The Political Economy of China’s Infrastructure Development in Africa: Capital, State Agency, Debt

New monograph in Palgrave’s International Political Economy series

Book description

This book sheds light on structural drivers that led to the Chinese omnipresence in African infrastructure markets and offers a strategic-relational approach to the study of African agency in Sino-African infrastructure encounters. Case studies cover the Tanzania-Zambia Railway Authority (TAZARA), Zambia’s road sector as well as Tanzania’s Bagamoyo port and Standard Gauge Railway. It is shown that African (state) agency in the infrastructure sector is contingent upon dynamic state-society relations and distinct political-economic contexts and constraints.
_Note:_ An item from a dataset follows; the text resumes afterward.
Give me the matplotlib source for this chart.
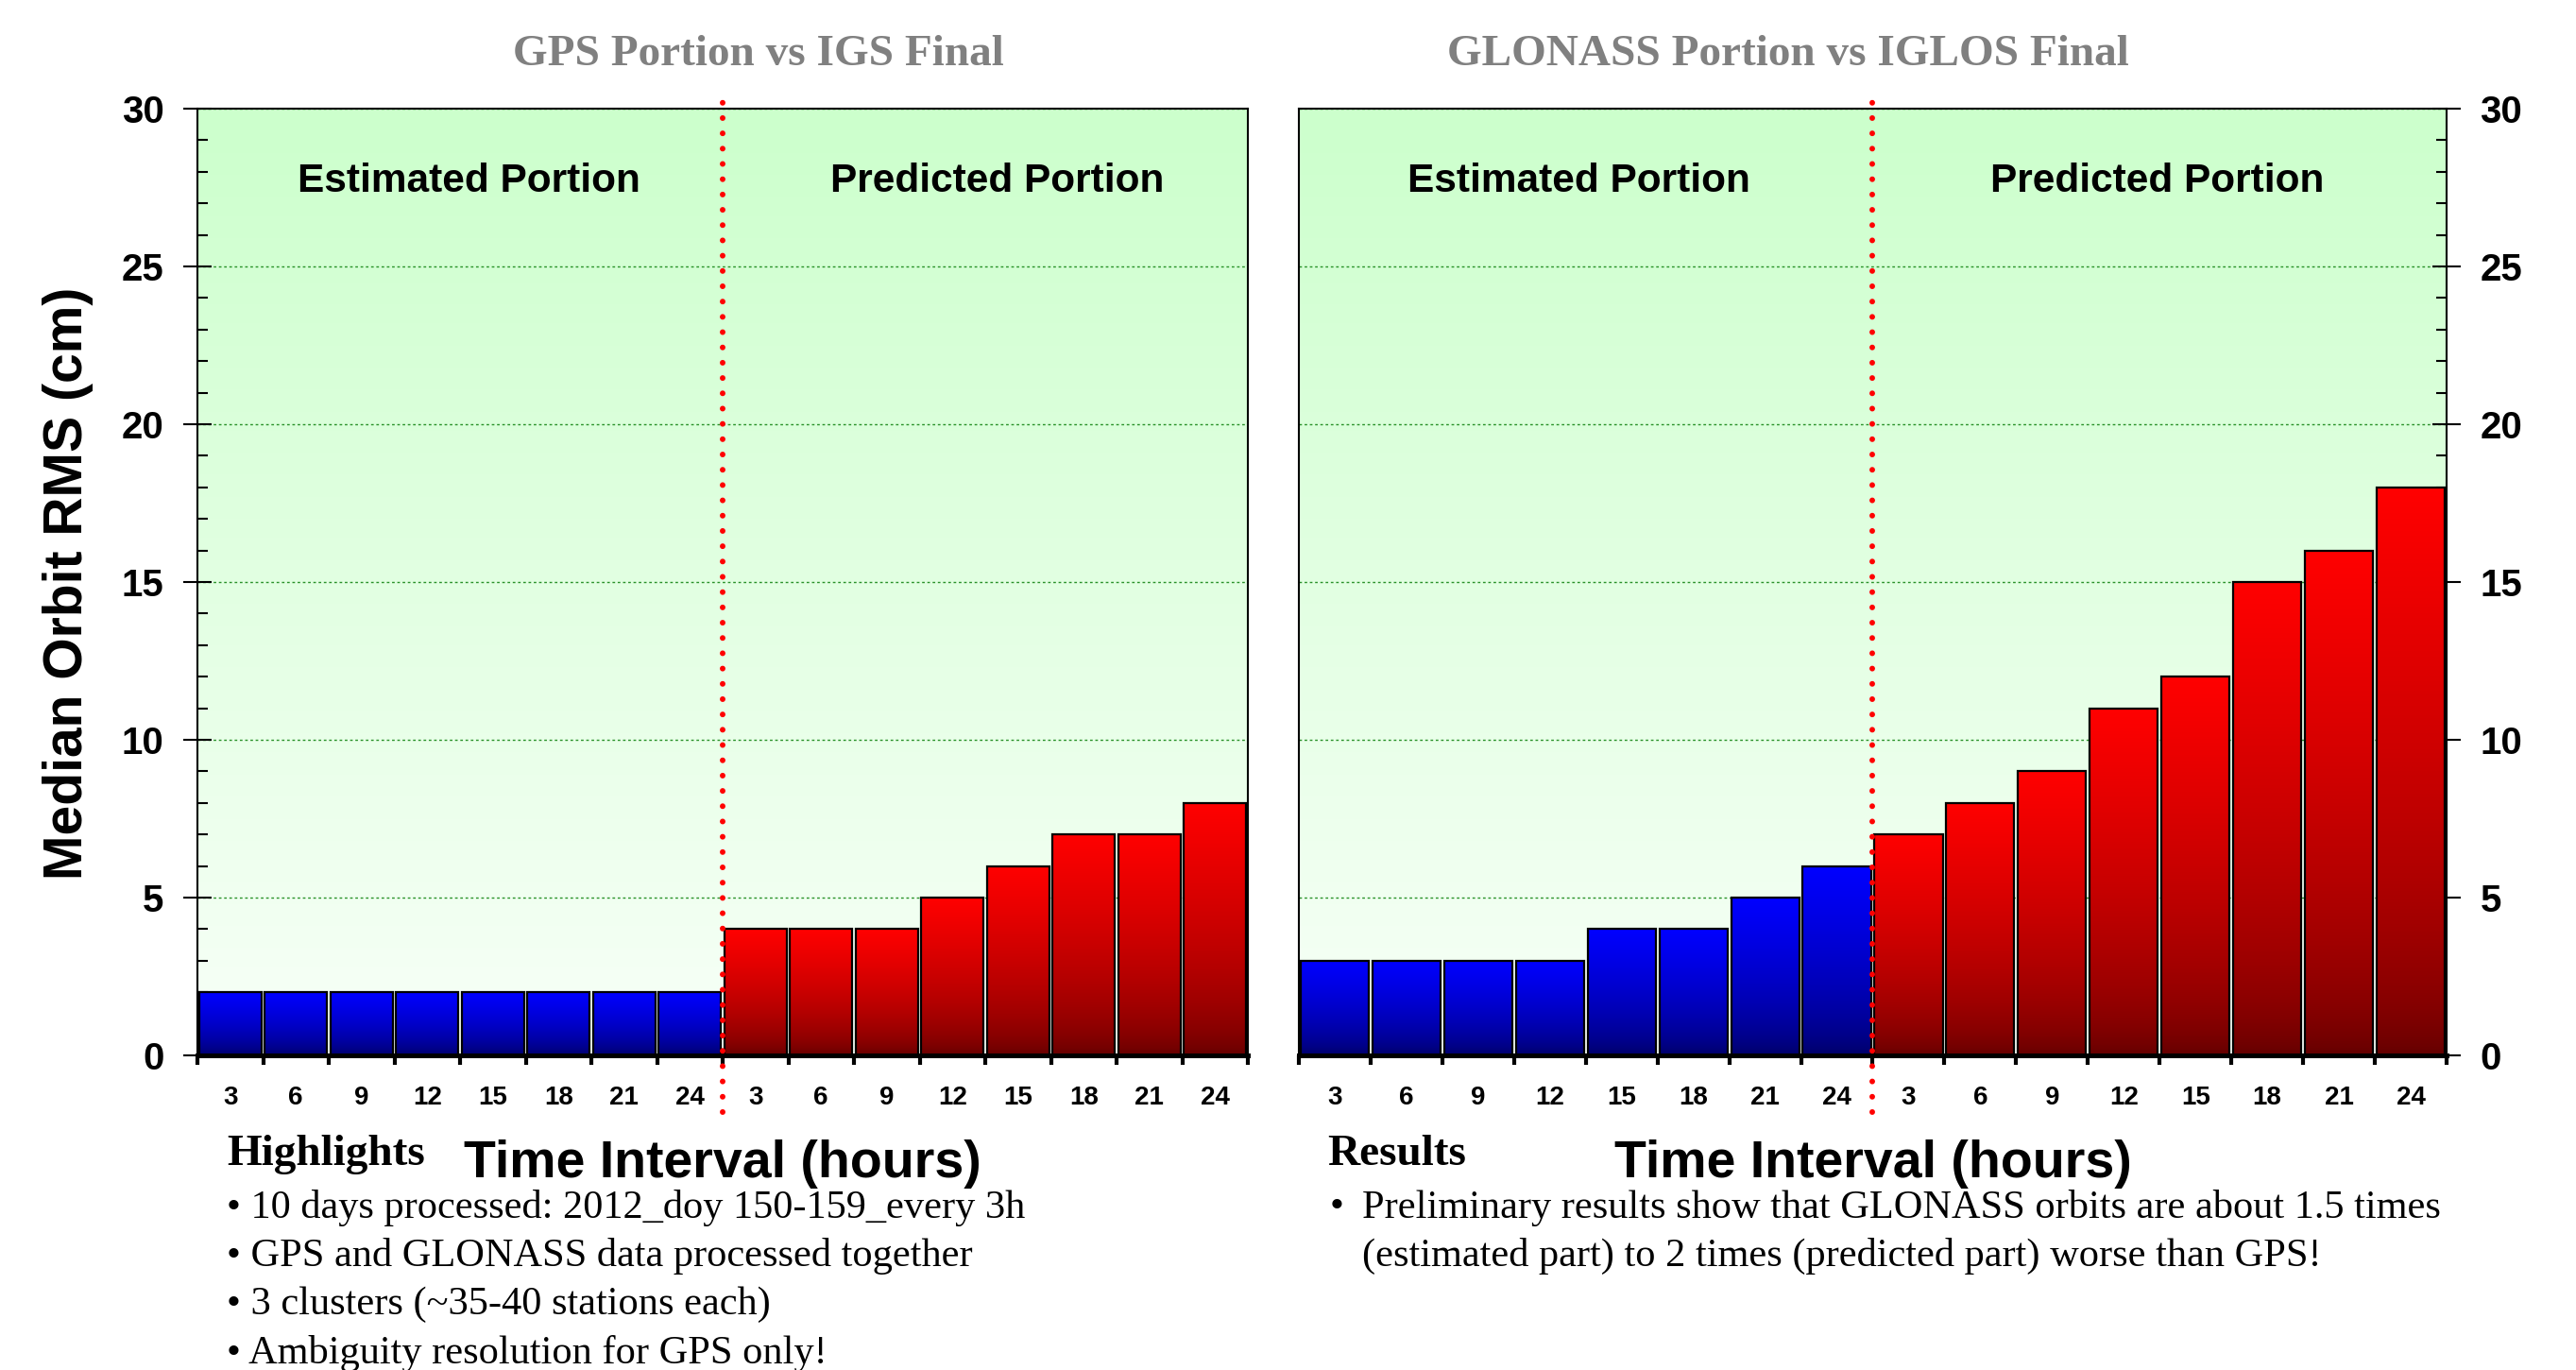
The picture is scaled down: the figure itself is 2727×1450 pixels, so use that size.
import matplotlib
matplotlib.use('Agg')
import matplotlib.pyplot as plt
import numpy as np
from matplotlib.colors import LinearSegmentedColormap

hours = [3, 6, 9, 12, 15, 18, 21, 24]
gps_est = [2, 2, 2, 2, 2, 2, 2, 2]
gps_pred = [4, 4, 4, 5, 6, 7, 7, 8]
glo_est = [3, 3, 3, 3, 4, 4, 5, 6]
glo_pred = [7, 8, 9, 11, 12, 15, 16, 18]

titles = ['GPS Portion vs IGS Final', 'GLONASS Portion vs IGLOS Final']
highlights = ['\u2022 10 days processed: 2012_doy 150-159_every 3h',
              '\u2022 GPS and GLONASS data processed together',
              '\u2022 3 clusters (~35-40 stations each)',
              '\u2022 Ambiguity resolution for GPS only!']
results = ['Preliminary results show that GLONASS orbits are about 1.5 times',
           '(estimated part) to 2 times (predicted part) worse than GPS!']

SANS = 'Liberation Sans'
SERIF = 'Liberation Serif'

bg_cmap = LinearSegmentedColormap.from_list('bg', ['#f8fff8', '#ccffcc'])
blue_cmap = LinearSegmentedColormap.from_list('b', ['#000060', '#0000ff'])
red_cmap = LinearSegmentedColormap.from_list('r', ['#600000', '#ff0000'])

fig = plt.figure(figsize=(27.27, 14.5), dpi=100)
ax1 = fig.add_axes([209 / 2727, 333 / 1450, 1112 / 2727, 1002 / 1450])
ax2 = fig.add_axes([1375 / 2727, 333 / 1450, 1215 / 2727, 1002 / 1450])

grad = np.linspace(0, 1, 256) ** 0.6
grad = grad.reshape(-1, 1)


def draw_panel(ax, est, pred, right=False, text_shift=(0, 0)):
    vals = est + pred
    n = len(vals)
    x = np.arange(n) + 0.5
    bg = np.linspace(0, 1, 256).reshape(-1, 1)
    ax.imshow(bg, cmap=bg_cmap, origin='lower', extent=[0, n, 0, 30],
              aspect='auto', zorder=0)
    bars = ax.bar(x, vals, width=0.95, facecolor='none', edgecolor='black',
                  linewidth=1.6, zorder=3)
    for i, b in enumerate(bars):
        cm = blue_cmap if i < len(est) else red_cmap
        ax.imshow(grad, cmap=cm, origin='lower', aspect='auto', zorder=2,
                  extent=[b.get_x(), b.get_x() + b.get_width(), 0, b.get_height()])
    ax.set_xlim(0, n)
    ax.set_ylim(0, 30)

    # grid
    ax.set_yticks(np.arange(0, 31, 5))
    ax.set_yticks(np.arange(0, 31, 1), minor=True)
    ax.yaxis.grid(True, which='major', color='#2a922a', linestyle=(0, (2, 2)),
                  linewidth=1.0, zorder=1)
    ax.set_axisbelow(True)

    # x ticks at boundaries, labels at centres
    ax.set_xticks(np.arange(0, n + 1))
    ax.set_xticklabels([])
    ax.set_xticks(x, minor=True)
    ax.set_xticklabels([str(h) for h in hours + hours], minor=True,
                       fontfamily=SANS, fontweight='bold', fontsize=20)
    ax.tick_params(axis='x', which='major', direction='out', length=7,
                   width=3, color='black')
    ax.tick_params(axis='x', which='minor', length=0, pad=23)

    if right:
        ax.yaxis.tick_right()
    ax.tick_params(axis='y', which='major', direction='inout', length=21,
                   width=1.5, pad=15, labelsize=29)
    ax.tick_params(axis='y', which='minor', direction='in', length=8,
                   width=1.5)
    for lab in ax.get_yticklabels():
        lab.set_fontfamily(SANS)
        lab.set_fontweight('bold')

    for s in ['left', 'right', 'top']:
        ax.spines[s].set_linewidth(1.5)
    ax.spines['bottom'].set_linewidth(3.6)

    # divider between estimated and predicted parts
    ax.plot([len(est), len(est)], [-1.8, 30.3], color='red', linewidth=4.3,
            linestyle=(0, (0.01, 2.7)), dash_capstyle='round',
            clip_on=False, zorder=6)

    ax.text(len(est) / 2 + text_shift[0], 27.7, 'Estimated Portion',
            ha='center', va='center', fontfamily=SANS, fontweight='bold',
            fontsize=30.5, zorder=5)
    ax.text(len(est) + len(pred) / 2 + text_shift[1], 27.7, 'Predicted Portion',
            ha='center', va='center', fontfamily=SANS, fontweight='bold',
            fontsize=30.5, zorder=5)


draw_panel(ax1, gps_est, gps_pred, text_shift=(0.13, 0.18))
draw_panel(ax2, glo_est, glo_pred, right=True, text_shift=(-0.1, -0.03))

fig.text(803 / 2727, 1 - 58 / 1450, titles[0], ha='center', va='center',
         color='#808080', fontfamily=SERIF, fontweight='bold', fontsize=34)
fig.text(1893 / 2727, 1 - 58 / 1450, titles[1], ha='center', va='center',
         color='#808080', fontfamily=SERIF, fontweight='bold', fontsize=34)

fig.text(72 / 2727, 1 - 617 / 1450, 'Median Orbit RMS (cm)', rotation=90,
         ha='center', va='center', fontfamily=SANS, fontweight='bold',
         fontsize=41)

for ax in (ax1, ax2):
    pos = ax.get_position()
    fig.text(pos.x0 + pos.width / 2, 1 - 1232 / 1450, 'Time Interval (hours)',
             ha='center', va='center', fontfamily=SANS, fontweight='bold',
             fontsize=40)

fig.text(240 / 2727, 1 - 1222 / 1450, 'Highlights', ha='left', va='center',
         fontfamily=SERIF, fontweight='bold', fontsize=34)
for i, line in enumerate(highlights):
    fig.text(240 / 2727, 1 - (1278 + 51.5 * i) / 1450, line, ha='left',
             va='center', fontfamily=SERIF, fontsize=30.5)

fig.text(1405 / 2727, 1 - 1222 / 1450, 'Results', ha='left', va='center',
         fontfamily=SERIF, fontweight='bold', fontsize=34)
fig.text(1408 / 2727, 1 - 1278 / 1450, '\u2022', ha='left', va='center',
         fontfamily=SERIF, fontsize=30.5)
for i, line in enumerate(results):
    fig.text(1442 / 2727, 1 - (1278 + 51.5 * i) / 1450, line, ha='left',
             va='center', fontfamily=SERIF, fontsize=30.5)

fig.savefig('out.png', dpi=100)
The book problematises contradictions related to infrastructure debt, the emergence of Sino-African public-private partnerships and the intensifying geopolitics-cum-geoeconomics of infrastructure across Africa.

The book…

  • Combines theorisation of Sino-African infrastructure cooperation with in-depth case studies from Tanzania and Zambia
  • Develops an original structurally grounded approach to the study of African agency in Sino-African relations
  • Adds nuance to the highly politicised debates about Chinese-owned African debt in times of intensifying geopolitics

Critics’ reviews

“Theoretically informed and enriched by fieldwork, this new book sheds light on the sometimes-murky depths of Chinese infrastructure engagement in Africa. Using Tanzania and Zambia to ground the research, Tim Zajontz highlights the African state strategies that shaped disparate outcomes. This perceptive analysis has global implications. It will be a useful resource for scholars and policymakers trying to understand the expansion of Chinese capital across Africa, and beyond.”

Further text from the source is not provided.